Vice-présidente aux opérations chez Recyc-Québec, Sophie Langlois-Blouin avance : « Une des finalités du tri à la source, c’est d’avoir des matières plus propres, plus homogènes, donc de tendre vers moins de contamination, mais également de favoriser la qualité du produit final, soit le compost ou le digestat, et s’assurer que la matière, elle, est bien recyclée dans un marché et qu’elle retourne au sol et qu’elle a une bonne valeur agronomique notamment. »
Concernant le projet de Viridis, Mme Langlois-Blouin rappelle que Recyc-Québec appuie financièrement l’initiative. « Donc, c’est un signe qu’on souhaite documenter la performance de technologies comme celle-là. Mais ces technologies peuvent aussi venir compléter, sur un territoire donné, un système qui s’appuie sur les bacs bruns. »
« Le fait de rendre admissible ou non notre technologie équivaut à sa vie ou sa mort au Québec », rétorque Simon Naylor, vice-président Traitement et transformation Viridis. « Notre technologie, pour des raisons économiques inéquitables, risque d’être mise de côté et pour beaucoup d’années. Car si les municipalités choisissent une autre solution, ce sera pour plusieurs années. »
Il ajoute : « Les résultats sont égaux, voire supérieurs aux attentes de performance établies lorsqu’on a demandé des bourses au ministère de l’Économie et à Recyc-Québec, qui nous ont d’ailleurs été accordées. » Par ces intermédiaires, le gouvernement a fait injecter 2,25 millions de dollars pour la construction de l’usine de Saint-Côme-Linière, soit plus de la moitié des coûts totaux, qui atteignent 4 millions.
Le plus efficace
La MRC de l’Érable, qui regroupe une dizaine de municipalités — dont Plessisville et Princeville —, espère aussi que le gouvernement revoit ses paramètres. À l’instar des municipalités de la Beauce, celles qu’elle représente veulent se tourner vers une solution TMB. « Et pour nous, le traitement mécano-biologique, c’est de toute évidence ce qui est le plus efficace », affirme Ézéchiel Simoneau, conseiller en développement durable de la MRC.

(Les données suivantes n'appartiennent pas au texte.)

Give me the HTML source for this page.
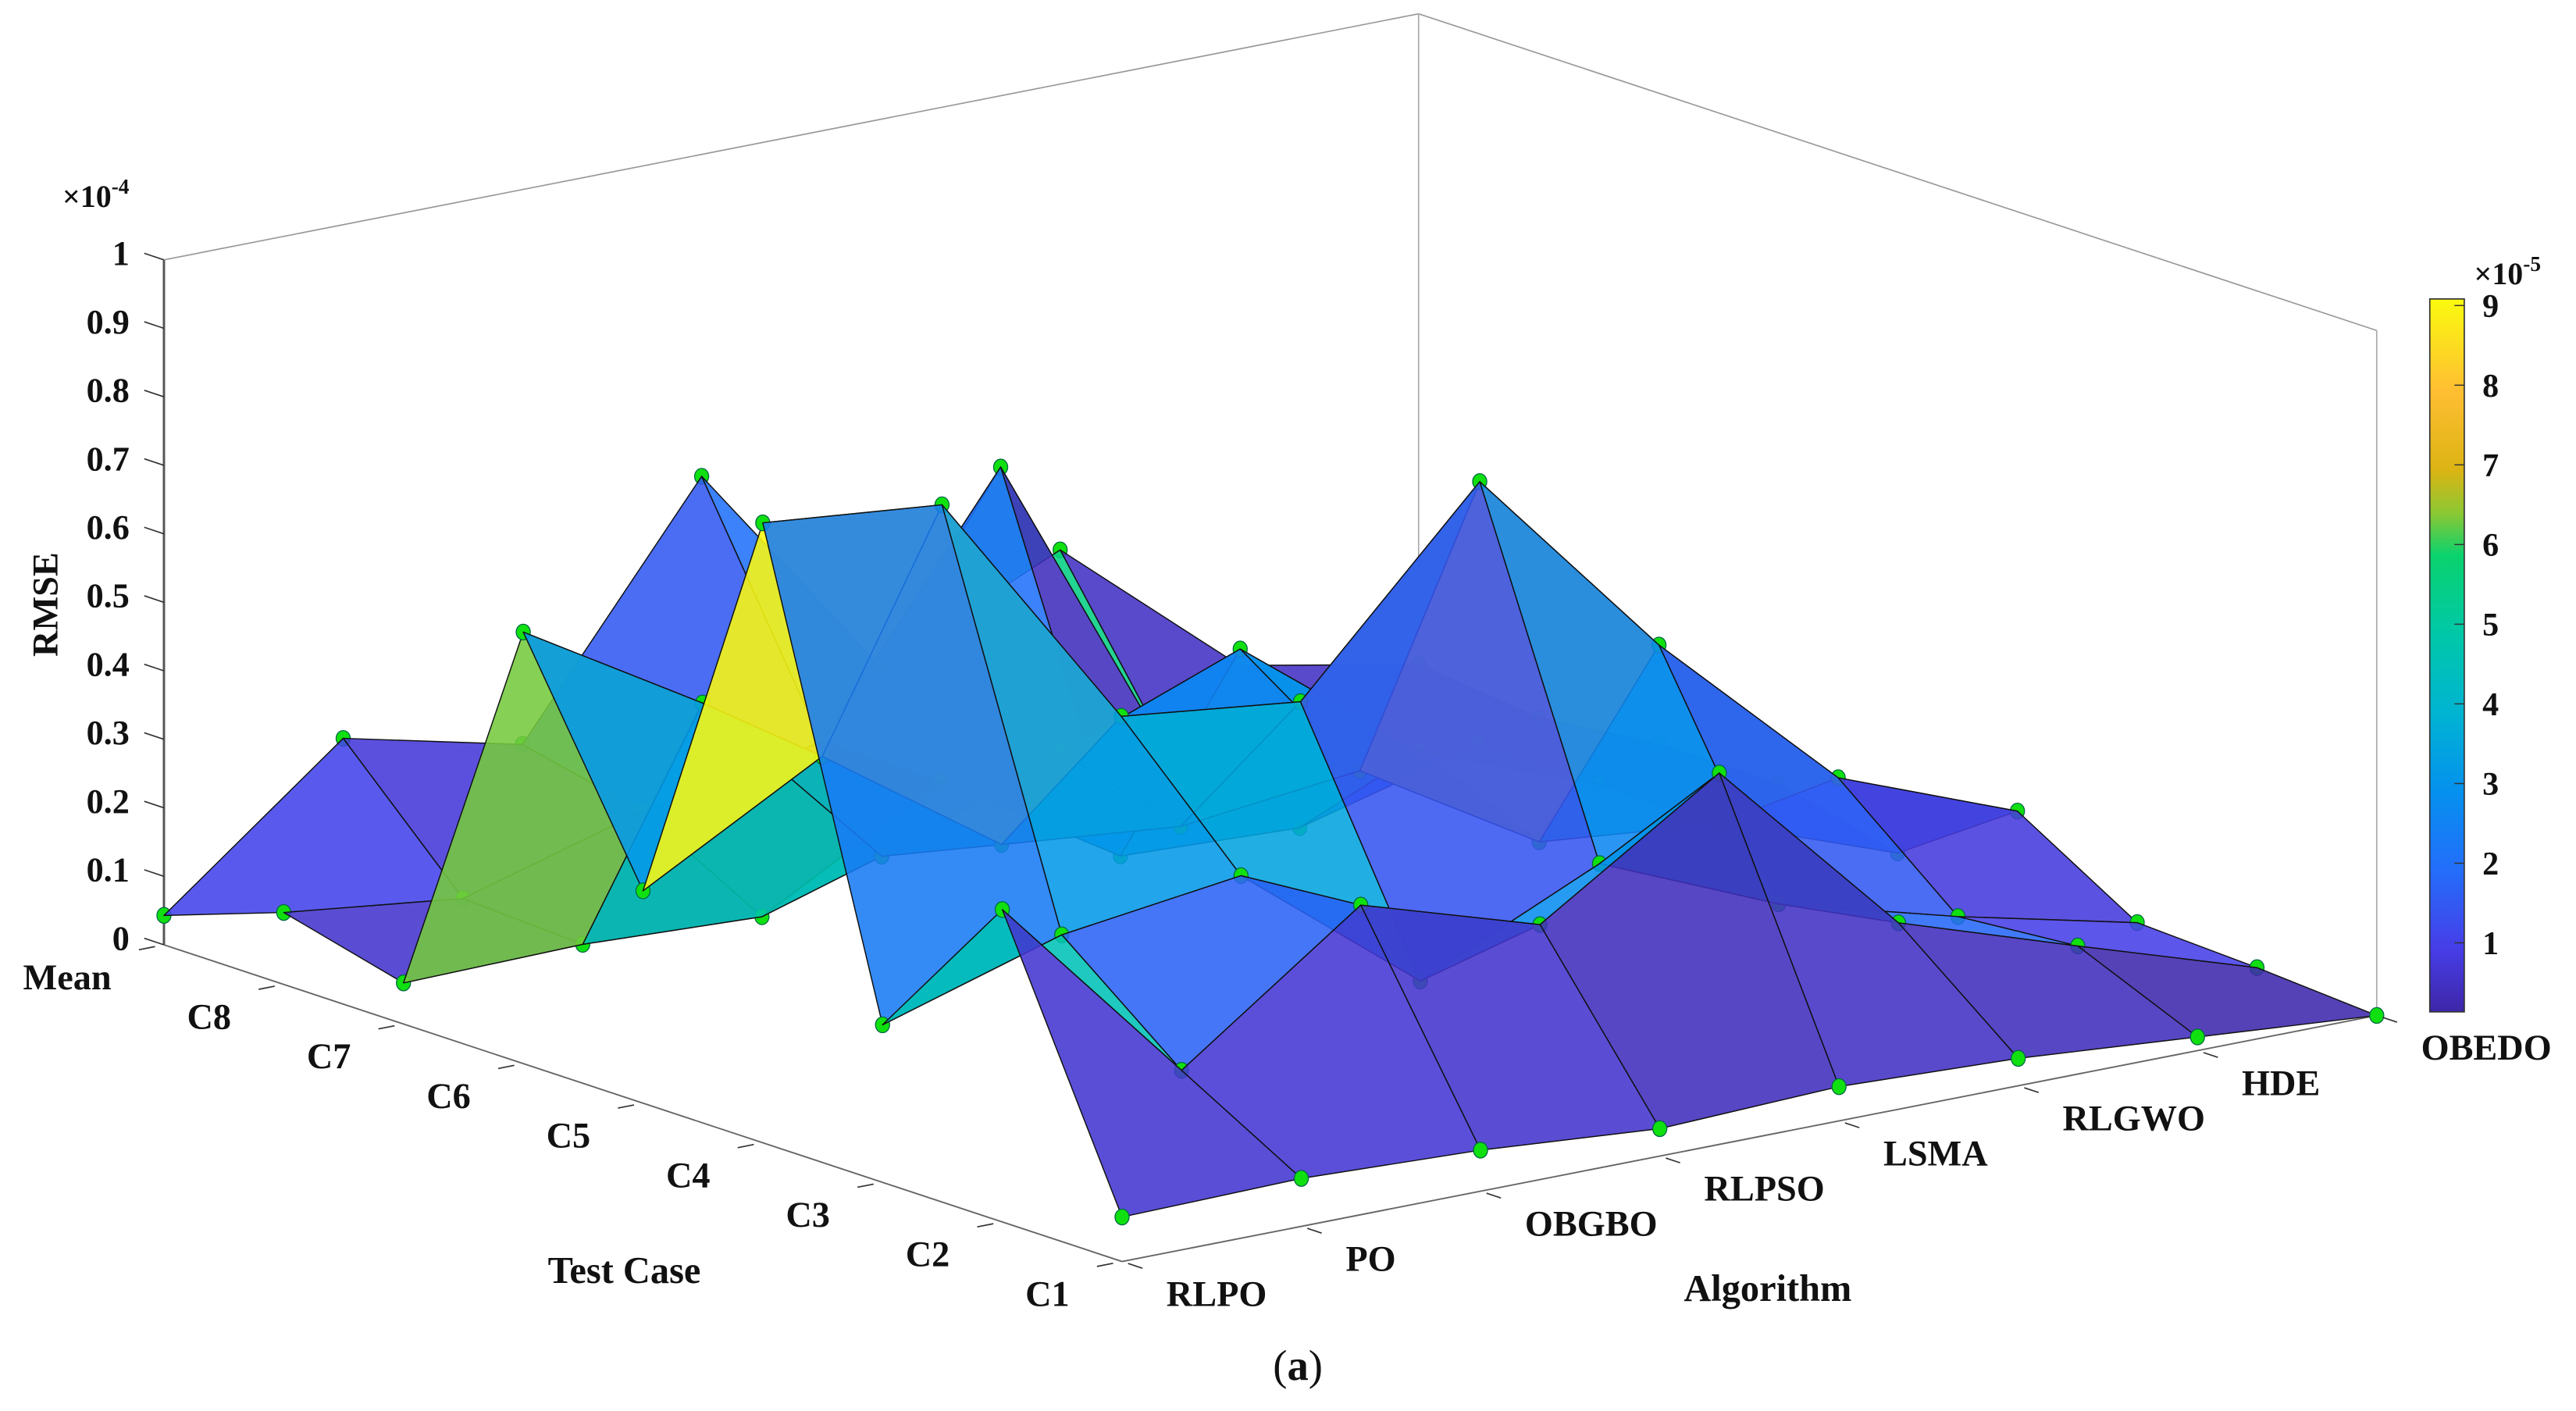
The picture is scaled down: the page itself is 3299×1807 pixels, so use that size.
<!DOCTYPE html>
<html><head><meta charset="utf-8"><style>
html,body{margin:0;padding:0;background:#fff;}
svg{display:block;}
text{font-family:"Liberation Serif",serif;font-weight:bold;fill:#111;}
</style></head><body>
<svg id="chart" width="3299" height="1807" viewBox="0 0 1568 859" preserveAspectRatio="none" xmlns="http://www.w3.org/2000/svg">
<defs>
<linearGradient id="parula" x1="0" y1="1" x2="0" y2="0">
<stop offset="0" stop-color="rgb(62,38,168)"/>
<stop offset="0.09" stop-color="rgb(70,62,232)"/>
<stop offset="0.2" stop-color="rgb(35,110,250)"/>
<stop offset="0.31" stop-color="rgb(5,145,238)"/>
<stop offset="0.42" stop-color="rgb(0,180,210)"/>
<stop offset="0.53" stop-color="rgb(0,200,168)"/>
<stop offset="0.64" stop-color="rgb(10,210,110)"/>
<stop offset="0.7" stop-color="rgb(140,200,50)"/>
<stop offset="0.76" stop-color="rgb(220,180,20)"/>
<stop offset="0.87" stop-color="rgb(255,190,50)"/>
<stop offset="1" stop-color="rgb(250,250,15)"/>
</linearGradient>
</defs>
<g id="box"></g>
<g id="surface"></g>
<g id="axes"></g>
<g id="colorbar">
<rect x="1479" y="182" width="21" height="434" fill="url(#parula)" stroke="#333" stroke-width="0.8"/>
<text x="1506" y="173" font-size="19">×10<tspan font-size="13" dy="-8">-5</tspan></text>
</g>
<text x="38" y="126" font-size="19">×10<tspan font-size="13" dy="-8">-4</tspan></text>
<text x="0" y="0" font-size="22" text-anchor="middle" transform="translate(35,368) rotate(-90)">RMSE</text>
<text x="380" y="781" font-size="23" text-anchor="middle">Test Case</text>
<text x="1076" y="792" font-size="23" text-anchor="middle">Algorithm</text>
<text x="790" y="840" font-size="26" text-anchor="middle" style="font-weight:normal">(<tspan font-weight="bold">a</tspan>)</text>
</svg>
<script>
const algorithms = ['RLPO','PO','OBGBO','RLPSO','LSMA','RLGWO','HDE','OBEDO'];
const testCases = ['C1','C2','C3','C4','C5','C6','C7','C8','Mean'];
// RMSE values (x1e-4), one array per test case, ordered by algorithms
const rmseC1 = [0.065,0.07,0.06,0.04,0.05,0.04,0.02,0.0];
const rmseC2 = [0.456,0.17,0.36,0.28,0.45,0.18,0.095,0.012];
const rmseC3 = [0.23,0.31,0.345,0.14,0.26,0.15,0.08,0.02];
const rmseC4 = [0.905,0.88,0.52,0.49,0.76,0.47,0.225,0.125];
const rmseC5 = [0.31,0.455,0.275,0.25,0.28,0.125,0.1,0.006];
const rmseC6 = [0.63,0.475,0.2,0.3,0.40,0.2,0.1,0.05];
const rmseC7 = [0.06,0.065,0.054,0.2,0.04,0.03,0.1,0.05];
const rmseC8 = [0.105,0.074,0.15,0.2,0.55,0.05,0.05,0.03];
const rmseMean = [0.043,0.25,0.19,0.53,0.2,0.32,0.1,0.05];
const zTicks = [0,0.1,0.2,0.3,0.4,0.5,0.6,0.7,0.8,0.9,1];
const zTickLabels = ['0','0.1','0.2','0.3','0.4','0.5','0.6','0.7','0.8','0.9','1'];
const cbTicks = [1,2,3,4,5,6,7,8,9];

const rows = [rmseC1,rmseC2,rmseC3,rmseC4,rmseC5,rmseC6,rmseC7,rmseC8,rmseMean];
const NS='http://www.w3.org/2000/svg';
function P(i,j,v){ return [683 + 109.1*i - 72.9*j, 768 - 21.4*i - 24.1*j - 417*v]; }
function mk(tag,attrs,parent){ const e=document.createElementNS(NS,tag); for(const k in attrs) e.setAttribute(k,attrs[k]); parent.appendChild(e); return e; }
const stops=[[0,62,38,168],[0.09,70,62,232],[0.2,35,110,250],[0.31,5,145,238],[0.42,0,180,210],[0.53,0,200,168],[0.64,10,210,110],[0.7,140,200,50],[0.76,220,180,20],[0.87,255,190,50],[1,250,250,15]];
const cbMin=(622.5-616)/48.5, cbMax=(622.5-182)/48.5;
function color(v){
  let t=(v*10-cbMin)/(cbMax-cbMin); t=Math.max(0,Math.min(1,t));
  for(let k=1;k<stops.length;k++){ if(t<=stops[k][0]){ const a=stops[k-1],b=stops[k]; const f=(t-a[0])/(b[0]-a[0]);
    return 'rgb('+[1,2,3].map(c=>Math.round(a[c]+(b[c]-a[c])*f)).join(',')+')'; } }
  return 'rgb(250,250,15)';
}
const box=document.getElementById('box');
function line(g,a,b,stroke,w,name){ const l=mk('line',{x1:a[0],y1:a[1],x2:b[0],y2:b[1],stroke:stroke,'stroke-width':w},g);
  
   return l; }
line(box,P(0,8,0),P(0,8,1),'#555',1.4,'z-axis-line');
line(box,P(0,8,1),P(7,8,1),'#999',0.8,'box-top-left-edge');
line(box,P(7,8,1),P(7,0,1),'#999',0.8,'box-top-right-edge');
line(box,P(7,8,1),P(7,8,0),'#aaa',0.8,'box-back-vertical-edge');
line(box,P(7,0,1),P(7,0,0),'#aaa',0.8,'box-right-vertical-edge');
line(box,P(0,8,0),P(0,0,0),'#666',0.9,'test-case-axis-line');
line(box,P(0,0,0),P(7,0,0),'#666',0.9,'algorithm-axis-line');

// surface faces and markers, painted back to front
const surf=document.getElementById('surface');
const items=[];
for(let j=0;j<8;j++) for(let i=0;i<7;i++) items.push({t:'f',i,j,d:(i+0.5)+1.1*(j+0.5)});
for(let j=0;j<9;j++) for(let i=0;i<8;i++) items.push({t:'m',i,j,d:i+1.1*j+0.01});
items.sort((a,b)=>b.d-a.d);
items.forEach(f=>{
  const {i,j}=f;
  if(f.t==='f'){
    const pts=[P(i,j,rows[j][i]),P(i+1,j,rows[j][i+1]),P(i+1,j+1,rows[j+1][i+1]),P(i,j+1,rows[j+1][i])];
    const p=mk('polygon',{points:pts.map(q=>q[0].toFixed(1)+','+q[1].toFixed(1)).join(' '),fill:color(rows[j][i]),'fill-opacity':0.88,stroke:'#111','stroke-width':0.7,'stroke-linejoin':'round'},surf);
    
    
  } else {
    const q=P(i,j,rows[j][i]);
    const c=mk('ellipse',{cx:q[0],cy:q[1],rx:4.3,ry:4.8,fill:'#10e010',stroke:'#064',"stroke-width":0.6},surf);
    
    
  }
});
// axes ticks & labels
const ax=document.getElementById('axes');
zTicks.forEach((v,k)=>{
  const a=P(0,8,v);
  line(ax,a,[a[0]-12,a[1]-4],'#333',0.8,'z-tick');
  const t=mk('text',{x:a[0]-21,y:a[1]+3,'font-size':21,'text-anchor':'end'},ax);
  t.textContent=zTickLabels[k];
  
  
});
testCases.forEach((c,j)=>{
  const a=P(0,j,0);
  line(ax,P(-0.05,j,0),P(-0.14,j,0),'#333',0.8,'test-case-tick');
  const t=mk('text',{x:a[0]-32,y:a[1]+27,'font-size':22,'text-anchor':'end'},ax);
  t.textContent=c;
  
  
});
algorithms.forEach((c,i)=>{
  const a=P(i,0,0);
  line(ax,P(i,-0.05,0),P(i,-0.17,0),'#333',0.8,'algorithm-tick');
  const t=mk('text',{x:a[0]+27,y:a[1]+27,'font-size':22,'text-anchor':'start'},ax);
  t.textContent=c;
  
  
});
const cb=document.getElementById('colorbar');
cbTicks.forEach(k=>{
  const y=622.5-48.5*k;
  line(cb,[1494,y],[1500,y],'#333',0.7,'colorbar-tick');
  const t=mk('text',{x:1511,y:y+7,'font-size':20},cb);
  t.textContent=String(k);
  
  
});
</script>
</body></html>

Le fait de rendre admissible ou non notre technologie équivaut à sa vie ou sa mort au Québec. [...] Car si les municipalités choisissent une autre solution, ce sera pour plusieurs années.
Entre 2017 et 2020, la MRC de l’Érable a participé à un projet pilote de TMB chapeauté par le Centre de recherche industrielle du Québec (CRIQ). Constat : cela permettait de récupérer davantage de matières organiques que le système de bacs bruns, et la qualité du compost respectait les normes pour qu’il soit utilisé en agriculture.
Mais les villes de la région font actuellement face à un choix cornélien, note-t-il : elles doivent elles aussi choisir entre un procédé TMB et des redevances annuelles qui, dans leurs cas, totalisent « environ 250 000 dollars ».
M. Simoneau tient à souligner que le déploiement d’un système de bacs bruns nécessite la mise en place d’une troisième collecte, qui s’ajoute à celles du recyclage et des déchets. « Et dans un contexte de pénurie de main-d’oeuvre, c’est un élément très concret à considérer sur un territoire comme le nôtre. » Avant d’ajouter : « En ayant deux collectes au lieu de trois, ça réduit le nombre de camions sur la route, donc les émissions ».
Rappelons qu’en 2020, le gouvernement du Québec a dû revoir à la baisse l’objectif de récupérer les matières organiques d’ici 2030, le faisant passer de 100 % à 70 %.